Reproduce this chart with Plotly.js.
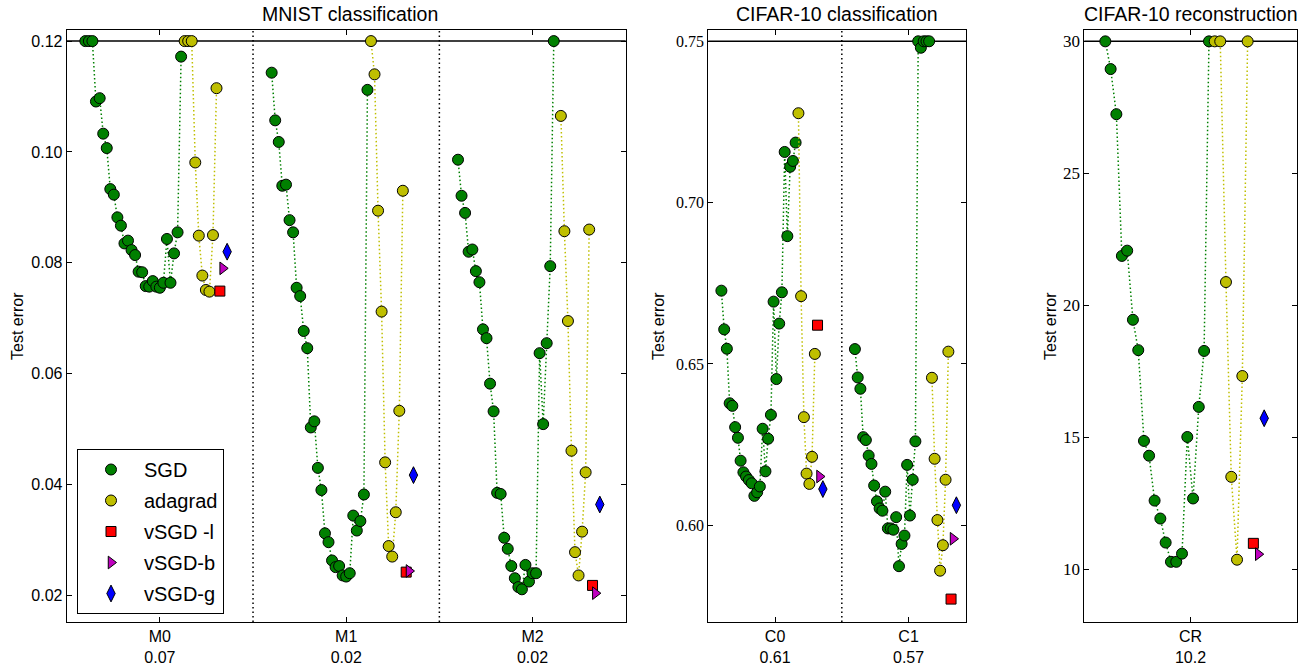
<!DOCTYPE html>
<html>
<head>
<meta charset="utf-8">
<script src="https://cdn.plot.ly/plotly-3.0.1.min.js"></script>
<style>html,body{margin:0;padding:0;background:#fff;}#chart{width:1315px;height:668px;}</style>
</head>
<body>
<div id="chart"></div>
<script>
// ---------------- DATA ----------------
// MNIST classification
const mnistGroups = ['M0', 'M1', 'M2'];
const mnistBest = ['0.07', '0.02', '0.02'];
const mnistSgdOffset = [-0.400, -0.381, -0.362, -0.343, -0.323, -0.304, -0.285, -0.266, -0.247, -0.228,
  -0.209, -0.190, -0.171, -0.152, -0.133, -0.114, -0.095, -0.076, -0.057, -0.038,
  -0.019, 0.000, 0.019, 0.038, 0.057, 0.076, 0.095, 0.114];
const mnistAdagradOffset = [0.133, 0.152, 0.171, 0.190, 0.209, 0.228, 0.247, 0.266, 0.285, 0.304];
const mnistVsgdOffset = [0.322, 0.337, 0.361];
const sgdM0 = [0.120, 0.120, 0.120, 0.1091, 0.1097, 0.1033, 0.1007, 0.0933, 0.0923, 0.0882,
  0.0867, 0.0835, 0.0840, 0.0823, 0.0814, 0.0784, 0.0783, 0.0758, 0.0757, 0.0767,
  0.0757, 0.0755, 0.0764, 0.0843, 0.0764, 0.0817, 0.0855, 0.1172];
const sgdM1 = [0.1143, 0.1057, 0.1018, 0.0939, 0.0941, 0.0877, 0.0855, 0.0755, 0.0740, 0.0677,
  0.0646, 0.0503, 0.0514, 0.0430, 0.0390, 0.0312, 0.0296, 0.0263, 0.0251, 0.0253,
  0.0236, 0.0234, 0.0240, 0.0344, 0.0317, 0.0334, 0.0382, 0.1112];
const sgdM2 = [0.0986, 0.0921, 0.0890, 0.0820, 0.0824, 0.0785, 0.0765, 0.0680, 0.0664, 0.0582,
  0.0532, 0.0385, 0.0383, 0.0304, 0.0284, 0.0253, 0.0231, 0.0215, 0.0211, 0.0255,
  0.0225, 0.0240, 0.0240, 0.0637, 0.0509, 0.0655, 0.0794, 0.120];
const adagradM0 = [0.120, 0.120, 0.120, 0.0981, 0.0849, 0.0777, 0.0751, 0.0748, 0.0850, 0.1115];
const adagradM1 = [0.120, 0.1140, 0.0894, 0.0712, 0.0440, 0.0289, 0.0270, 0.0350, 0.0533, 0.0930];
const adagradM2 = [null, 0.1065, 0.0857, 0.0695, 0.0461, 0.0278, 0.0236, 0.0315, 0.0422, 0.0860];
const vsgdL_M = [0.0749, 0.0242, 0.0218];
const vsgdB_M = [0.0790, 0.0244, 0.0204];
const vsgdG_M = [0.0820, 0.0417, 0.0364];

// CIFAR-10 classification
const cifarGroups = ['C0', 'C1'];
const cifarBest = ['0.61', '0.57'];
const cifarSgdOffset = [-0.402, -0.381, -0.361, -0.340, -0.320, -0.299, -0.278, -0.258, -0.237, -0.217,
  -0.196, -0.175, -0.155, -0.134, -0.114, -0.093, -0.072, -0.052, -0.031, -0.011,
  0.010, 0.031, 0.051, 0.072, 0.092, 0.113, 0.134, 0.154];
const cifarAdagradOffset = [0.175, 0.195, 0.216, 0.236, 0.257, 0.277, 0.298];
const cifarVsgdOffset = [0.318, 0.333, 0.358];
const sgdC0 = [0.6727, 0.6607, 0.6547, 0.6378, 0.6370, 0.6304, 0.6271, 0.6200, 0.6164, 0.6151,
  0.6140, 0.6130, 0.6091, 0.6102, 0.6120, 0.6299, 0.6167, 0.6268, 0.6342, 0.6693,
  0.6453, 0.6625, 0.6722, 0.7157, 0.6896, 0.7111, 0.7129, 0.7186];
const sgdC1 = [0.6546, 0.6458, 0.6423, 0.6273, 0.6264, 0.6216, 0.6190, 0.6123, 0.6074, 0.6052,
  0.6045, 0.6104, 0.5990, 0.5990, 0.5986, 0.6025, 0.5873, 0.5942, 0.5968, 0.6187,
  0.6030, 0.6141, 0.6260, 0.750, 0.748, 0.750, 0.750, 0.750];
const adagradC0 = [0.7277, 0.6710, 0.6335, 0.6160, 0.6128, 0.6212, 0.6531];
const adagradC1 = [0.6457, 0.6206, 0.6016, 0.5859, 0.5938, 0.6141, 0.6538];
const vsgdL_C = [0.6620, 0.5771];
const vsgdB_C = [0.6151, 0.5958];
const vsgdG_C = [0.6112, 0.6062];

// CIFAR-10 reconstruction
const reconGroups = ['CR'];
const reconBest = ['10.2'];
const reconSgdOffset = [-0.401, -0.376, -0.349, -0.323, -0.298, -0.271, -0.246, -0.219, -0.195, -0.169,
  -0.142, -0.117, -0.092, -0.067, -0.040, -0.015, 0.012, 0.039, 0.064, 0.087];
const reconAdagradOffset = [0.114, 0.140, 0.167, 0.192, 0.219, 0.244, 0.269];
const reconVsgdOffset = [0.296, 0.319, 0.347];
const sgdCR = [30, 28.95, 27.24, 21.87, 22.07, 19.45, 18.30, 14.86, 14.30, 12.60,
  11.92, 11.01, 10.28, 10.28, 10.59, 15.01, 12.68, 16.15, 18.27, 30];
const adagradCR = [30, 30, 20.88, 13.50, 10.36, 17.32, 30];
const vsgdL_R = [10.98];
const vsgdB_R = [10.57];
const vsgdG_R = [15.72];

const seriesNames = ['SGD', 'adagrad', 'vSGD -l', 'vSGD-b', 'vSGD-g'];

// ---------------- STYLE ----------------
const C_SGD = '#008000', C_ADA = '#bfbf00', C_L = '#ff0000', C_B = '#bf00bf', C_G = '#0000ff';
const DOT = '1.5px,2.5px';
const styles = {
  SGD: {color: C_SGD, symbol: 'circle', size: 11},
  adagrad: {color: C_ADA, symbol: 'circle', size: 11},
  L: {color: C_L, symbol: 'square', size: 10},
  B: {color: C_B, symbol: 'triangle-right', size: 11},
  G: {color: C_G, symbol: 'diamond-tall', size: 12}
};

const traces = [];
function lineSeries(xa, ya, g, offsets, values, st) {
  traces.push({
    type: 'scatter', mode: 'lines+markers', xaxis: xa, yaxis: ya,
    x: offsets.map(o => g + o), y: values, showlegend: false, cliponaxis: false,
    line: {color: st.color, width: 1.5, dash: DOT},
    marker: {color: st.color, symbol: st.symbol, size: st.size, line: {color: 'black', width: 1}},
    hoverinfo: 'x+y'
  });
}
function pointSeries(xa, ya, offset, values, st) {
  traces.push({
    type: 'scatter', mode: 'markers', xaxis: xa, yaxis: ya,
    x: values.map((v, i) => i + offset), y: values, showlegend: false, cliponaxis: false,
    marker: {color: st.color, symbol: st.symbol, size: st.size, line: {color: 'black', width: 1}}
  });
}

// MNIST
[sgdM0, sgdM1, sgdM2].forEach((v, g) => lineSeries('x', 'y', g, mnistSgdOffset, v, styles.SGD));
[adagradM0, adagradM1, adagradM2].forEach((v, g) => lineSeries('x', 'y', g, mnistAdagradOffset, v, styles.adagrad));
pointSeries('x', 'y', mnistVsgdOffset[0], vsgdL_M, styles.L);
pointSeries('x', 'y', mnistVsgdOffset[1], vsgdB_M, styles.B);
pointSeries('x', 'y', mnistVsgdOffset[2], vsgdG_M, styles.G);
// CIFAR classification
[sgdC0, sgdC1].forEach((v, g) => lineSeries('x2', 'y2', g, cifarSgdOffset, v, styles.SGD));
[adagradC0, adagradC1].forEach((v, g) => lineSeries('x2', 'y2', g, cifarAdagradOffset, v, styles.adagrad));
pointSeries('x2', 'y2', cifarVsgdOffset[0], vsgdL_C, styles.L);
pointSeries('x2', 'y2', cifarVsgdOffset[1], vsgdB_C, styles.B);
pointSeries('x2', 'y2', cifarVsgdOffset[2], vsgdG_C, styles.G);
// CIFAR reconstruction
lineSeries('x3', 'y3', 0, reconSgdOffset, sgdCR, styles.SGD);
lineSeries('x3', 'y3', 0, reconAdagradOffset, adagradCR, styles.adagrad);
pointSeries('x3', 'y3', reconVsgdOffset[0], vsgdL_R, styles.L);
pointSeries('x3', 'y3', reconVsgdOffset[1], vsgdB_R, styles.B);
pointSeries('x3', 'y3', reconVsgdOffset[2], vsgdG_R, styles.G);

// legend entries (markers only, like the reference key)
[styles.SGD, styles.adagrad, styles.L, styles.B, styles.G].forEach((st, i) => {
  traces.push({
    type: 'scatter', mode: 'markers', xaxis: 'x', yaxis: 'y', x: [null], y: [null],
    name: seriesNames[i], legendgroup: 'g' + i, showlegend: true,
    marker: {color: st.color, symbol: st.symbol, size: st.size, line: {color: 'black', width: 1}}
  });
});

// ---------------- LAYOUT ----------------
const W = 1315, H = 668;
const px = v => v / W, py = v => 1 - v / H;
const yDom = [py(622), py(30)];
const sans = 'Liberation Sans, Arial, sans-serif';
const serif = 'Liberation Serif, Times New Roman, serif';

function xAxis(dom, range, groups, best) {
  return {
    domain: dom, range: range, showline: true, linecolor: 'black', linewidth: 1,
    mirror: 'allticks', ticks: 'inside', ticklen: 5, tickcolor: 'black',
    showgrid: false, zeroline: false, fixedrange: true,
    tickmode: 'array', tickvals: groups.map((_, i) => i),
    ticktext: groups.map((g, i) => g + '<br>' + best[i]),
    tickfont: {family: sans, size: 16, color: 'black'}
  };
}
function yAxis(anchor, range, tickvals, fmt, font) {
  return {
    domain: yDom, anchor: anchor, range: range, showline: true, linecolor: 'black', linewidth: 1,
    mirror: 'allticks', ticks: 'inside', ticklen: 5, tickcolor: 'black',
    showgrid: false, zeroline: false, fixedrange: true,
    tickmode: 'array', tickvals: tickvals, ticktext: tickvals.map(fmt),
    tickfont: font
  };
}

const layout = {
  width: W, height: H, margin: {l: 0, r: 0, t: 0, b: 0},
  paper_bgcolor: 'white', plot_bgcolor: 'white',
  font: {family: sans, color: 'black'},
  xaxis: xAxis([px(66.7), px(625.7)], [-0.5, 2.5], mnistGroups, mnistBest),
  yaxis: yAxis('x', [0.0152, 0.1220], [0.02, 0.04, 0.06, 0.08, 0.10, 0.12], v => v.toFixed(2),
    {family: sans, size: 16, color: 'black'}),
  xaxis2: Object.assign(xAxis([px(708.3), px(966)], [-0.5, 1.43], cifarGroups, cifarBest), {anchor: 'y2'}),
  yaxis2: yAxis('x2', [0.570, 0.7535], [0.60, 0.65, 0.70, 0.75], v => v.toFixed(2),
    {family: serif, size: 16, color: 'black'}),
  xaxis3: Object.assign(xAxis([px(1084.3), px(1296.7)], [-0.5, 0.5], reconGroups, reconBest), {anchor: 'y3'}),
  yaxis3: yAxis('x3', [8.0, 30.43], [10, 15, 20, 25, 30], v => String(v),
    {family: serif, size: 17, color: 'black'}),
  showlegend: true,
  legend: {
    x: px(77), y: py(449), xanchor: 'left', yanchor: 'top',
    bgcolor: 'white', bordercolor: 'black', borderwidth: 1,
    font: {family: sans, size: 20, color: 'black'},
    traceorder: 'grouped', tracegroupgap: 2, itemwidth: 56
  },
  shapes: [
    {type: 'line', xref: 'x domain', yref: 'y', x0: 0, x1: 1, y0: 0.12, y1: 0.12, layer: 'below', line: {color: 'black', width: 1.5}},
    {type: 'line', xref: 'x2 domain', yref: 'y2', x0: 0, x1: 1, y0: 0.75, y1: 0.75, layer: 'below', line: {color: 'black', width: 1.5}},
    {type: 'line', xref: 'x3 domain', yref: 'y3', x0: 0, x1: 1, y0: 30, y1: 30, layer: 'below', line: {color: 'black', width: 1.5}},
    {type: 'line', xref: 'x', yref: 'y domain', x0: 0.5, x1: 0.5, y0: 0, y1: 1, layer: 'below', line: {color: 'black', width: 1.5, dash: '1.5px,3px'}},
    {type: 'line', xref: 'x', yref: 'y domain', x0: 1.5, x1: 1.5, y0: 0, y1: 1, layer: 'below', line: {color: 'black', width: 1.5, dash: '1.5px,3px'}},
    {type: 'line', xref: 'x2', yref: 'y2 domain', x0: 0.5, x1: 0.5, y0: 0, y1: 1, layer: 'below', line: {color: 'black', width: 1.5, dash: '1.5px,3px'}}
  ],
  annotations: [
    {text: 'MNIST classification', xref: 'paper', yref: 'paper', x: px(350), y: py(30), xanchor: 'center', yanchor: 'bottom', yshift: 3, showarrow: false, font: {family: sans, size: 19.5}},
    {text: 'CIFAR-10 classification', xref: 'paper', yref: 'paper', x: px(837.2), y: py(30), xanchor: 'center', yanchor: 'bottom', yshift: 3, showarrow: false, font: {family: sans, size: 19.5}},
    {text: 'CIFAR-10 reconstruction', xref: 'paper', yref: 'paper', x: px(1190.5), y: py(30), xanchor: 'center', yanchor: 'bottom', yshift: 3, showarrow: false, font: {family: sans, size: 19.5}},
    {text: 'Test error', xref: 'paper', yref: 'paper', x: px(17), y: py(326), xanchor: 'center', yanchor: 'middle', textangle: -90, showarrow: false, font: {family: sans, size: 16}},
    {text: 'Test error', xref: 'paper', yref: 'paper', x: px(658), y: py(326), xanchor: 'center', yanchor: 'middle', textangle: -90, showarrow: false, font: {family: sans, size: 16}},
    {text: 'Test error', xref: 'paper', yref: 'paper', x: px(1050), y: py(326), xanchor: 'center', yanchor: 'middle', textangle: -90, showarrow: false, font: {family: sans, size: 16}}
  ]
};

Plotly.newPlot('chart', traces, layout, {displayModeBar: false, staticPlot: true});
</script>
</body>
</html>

_Requirement_
Look through the material and copy each line that has "chart".

_Output for this exercise_
Reproduce this chart with Plotly.js.
<style>html,body{margin:0;padding:0;background:#fff;}#chart{width:1315px;height:668px;}</style>
<div id="chart"></div>
Plotly.newPlot('chart', traces, layout, {displayModeBar: false, staticPlot: true});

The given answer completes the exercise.